An attacker needs just three things to turn a speaker or set of headphones without a microphone into a listening device: a USB flash drive, an audio chip capable of emitting sound at near-ultrasonic frequencies and a way to measure the distance between two computers located in the same room to see if they are within range for the attack. The USB flash drive is used to infect air-gapped computers. Any integrated microphone on the computer or the external loudspeaker must be turned off, muted or taped, and the external microphone must be unplugged.
Since all connected speakers, including passive speakers, headphones, earphones and loudspeakers, respond well to the near-ultrasonic range -- 18 kHz to 24 kHz -- a listening device can help the attacker hear data and passwords from the victim's computer and record them on the attacker's computer.
The attack can be carried out within earshot of authorized users of the systems because ultrasonic transmissions are not detectable by the human ear. The ultrasound range starts around 20 kHz and can go up to several gigahertz; in either case, sound in these ranges are undetectable to humans -- our eardrums can't vibrate fast enough to hear any noise at those frequencies.
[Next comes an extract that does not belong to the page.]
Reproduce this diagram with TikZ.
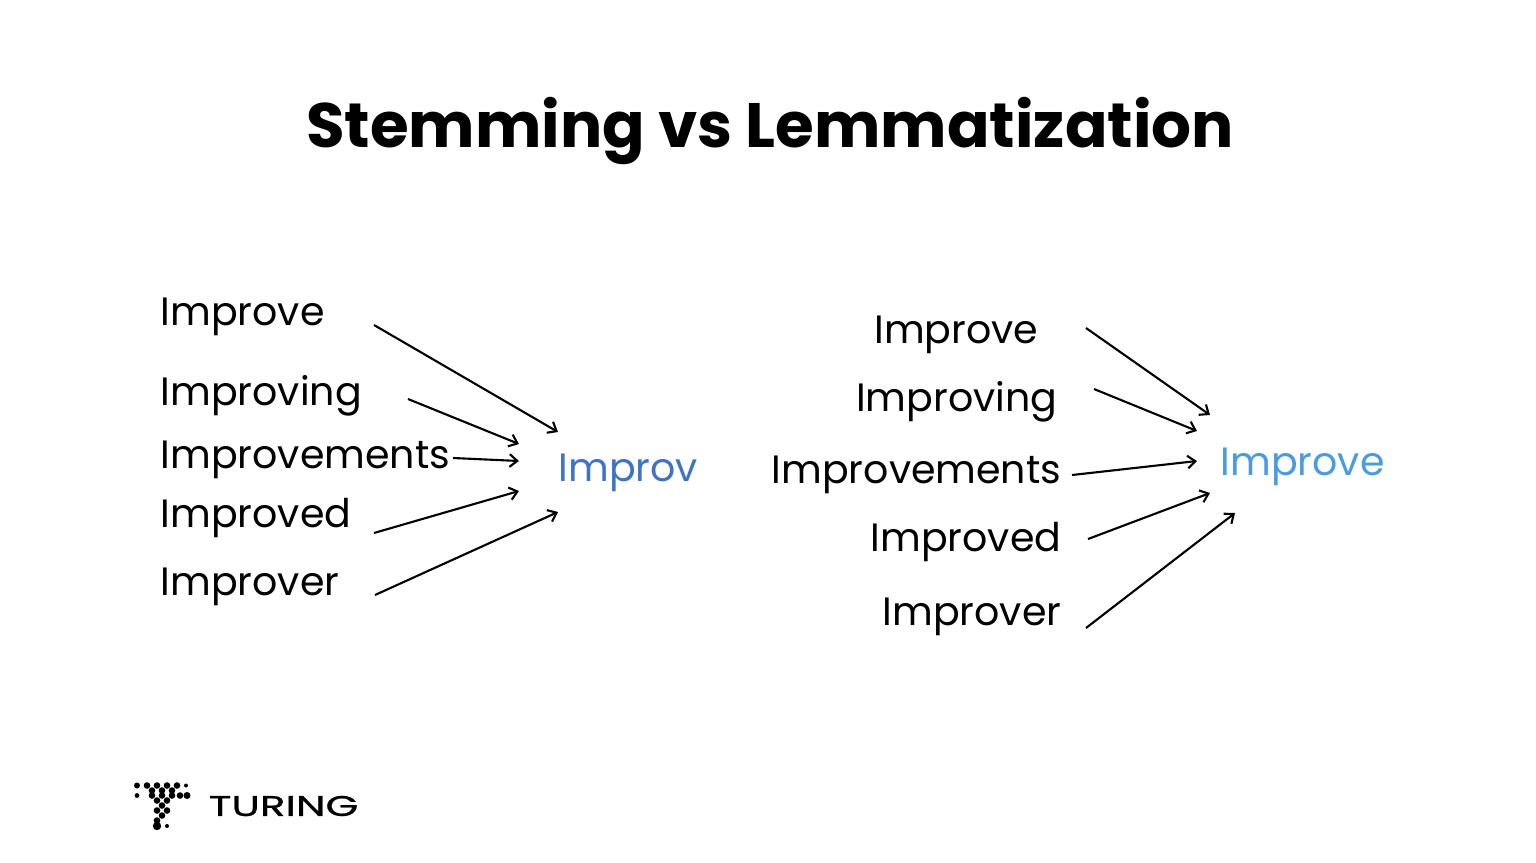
\documentclass[tikz,border=0pt]{standalone}
\usepackage{fontspec}
\setmainfont{Poppins}
\newfontfamily\logofont[FakeStretch=1.48,FakeBold=0.9]{Poppins}
\usetikzlibrary{arrows.meta}
\tikzset{
  word/.style = {inner sep = 0pt, font = \fontsize{11.25}{14}\selectfont},
  link/.style = {-{Straight Barb[length = 2.2pt, width = 3.6pt]}, line width = 0.6pt},
  dot/.style = {fill = black, draw = none}
}
\definecolor{stemblue}{HTML}{3F74C4}
\definecolor{lemmablue}{HTML}{4A9BE0}
\begin{document}
\begin{tikzpicture}
  \useasboundingbox (0, 0) rectangle (15.36, 8.62);
  \node[inner sep = 0pt, font = \fontsize{17.85}{22}\selectfont\bfseries] (title) at (7.70, 7.31) {Stemming vs Lemmatization};
  % left side
  \node[word, anchor = west] (stemA) at (1.60, 5.45) {Improve};
  \node[word, anchor = west] (stemB) at (1.60, 4.66) {Improving};
  \node[word, anchor = west] (stemC) at (1.60, 4.02) {Improvements};
  \node[word, anchor = west] (stemD) at (1.60, 3.44) {Improved};
  \node[word, anchor = west] (stemE) at (1.60, 2.75) {Improver};
  \node[word, anchor = west, text = stemblue] (stemroot) at (5.58, 3.89) {Improv};
  \coordinate (stemAs) at (3.74, 5.37);
  \coordinate (stemBs) at (4.08, 4.63);
  \coordinate (stemCs) at (4.53, 4.04);
  \coordinate (stemDs) at (3.74, 3.29);
  \coordinate (stemEs) at (3.75, 2.67);
  \coordinate (stemAt) at (5.58, 4.30);
  \coordinate (stemBt) at (5.19, 4.18);
  \coordinate (stemCt) at (5.19, 4.01);
  \coordinate (stemDt) at (5.19, 3.71);
  \coordinate (stemEt) at (5.58, 3.50);
  \foreach \w in {A, B, C, D, E}
    \draw[link] (stem\w s) -- (stem\w t);
  % right side
  \node[word, anchor = east] (lemA) at (10.39, 5.27) {Improve};
  \node[word, anchor = east] (lemB) at (10.58, 4.60) {Improving};
  \node[word, anchor = east] (lemC) at (10.62, 3.87) {Improvements};
  \node[word, anchor = east] (lemD) at (10.62, 3.20) {Improved};
  \node[word, anchor = east] (lemE) at (10.62, 2.45) {Improver};
  \node[word, anchor = west, text = lemmablue] (lemroot) at (12.20, 3.95) {Improve};
  \coordinate (lemAs) at (10.86, 5.34);
  \coordinate (lemBs) at (10.94, 4.73);
  \coordinate (lemCs) at (10.72, 3.87);
  \coordinate (lemDs) at (10.88, 3.23);
  \coordinate (lemEs) at (10.86, 2.34);
  \coordinate (lemAt) at (12.10, 4.47);
  \coordinate (lemBt) at (11.97, 4.31);
  \coordinate (lemCt) at (11.97, 4.01);
  \coordinate (lemDt) at (12.10, 3.69);
  \coordinate (lemEt) at (12.35, 3.49);
  \foreach \w in {A, B, C, D, E}
    \draw[link] (lem\w s) -- (lem\w t);
  % logo
  \foreach \x/\y in {1.47/0.765, 1.57/0.765, 1.67/0.765, 1.77/0.765,
      1.52/0.715, 1.62/0.715, 1.72/0.715,
      1.52/0.665, 1.62/0.665, 1.72/0.665, 1.80/0.665,
      1.57/0.615, 1.67/0.615,
      1.62/0.565,
      1.57/0.515, 1.67/0.515,
      1.62/0.465,
      1.57/0.415}
    \fill[dot] (\x, \y) circle (0.033);
  \foreach \x/\y/\r in {1.37/0.765/0.03, 1.86/0.765/0.02, 1.37/0.665/0.024, 1.87/0.665/0.035,
      1.57/0.36/0.042, 1.67/0.36/0.02}
    \fill[dot] (\x, \y) circle (\r);
  \node[inner sep = 0pt, anchor = west, font = \logofont\fontsize{8.1}{10}\selectfont] (logo) at (2.08, 0.56) {TURING};
\end{tikzpicture}
\end{document}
The risk to air-gapped networks is determined by the maximum distance that data can be covertly transmitted between two infected computers. When speaker-to-speaker communication is used, the computers can be placed a maximum of 29.5 feet apart, but when two headphones with the microphones turned off are used, the maximum distance is only 9.8 feet.
When using loudspeakers, data can be exchanged with a bit rate of 10 to 166 bits per second from a distance of 26 feet. Beyond the maximum distance, however, attackers will be unable to steal data from air-gapped computers.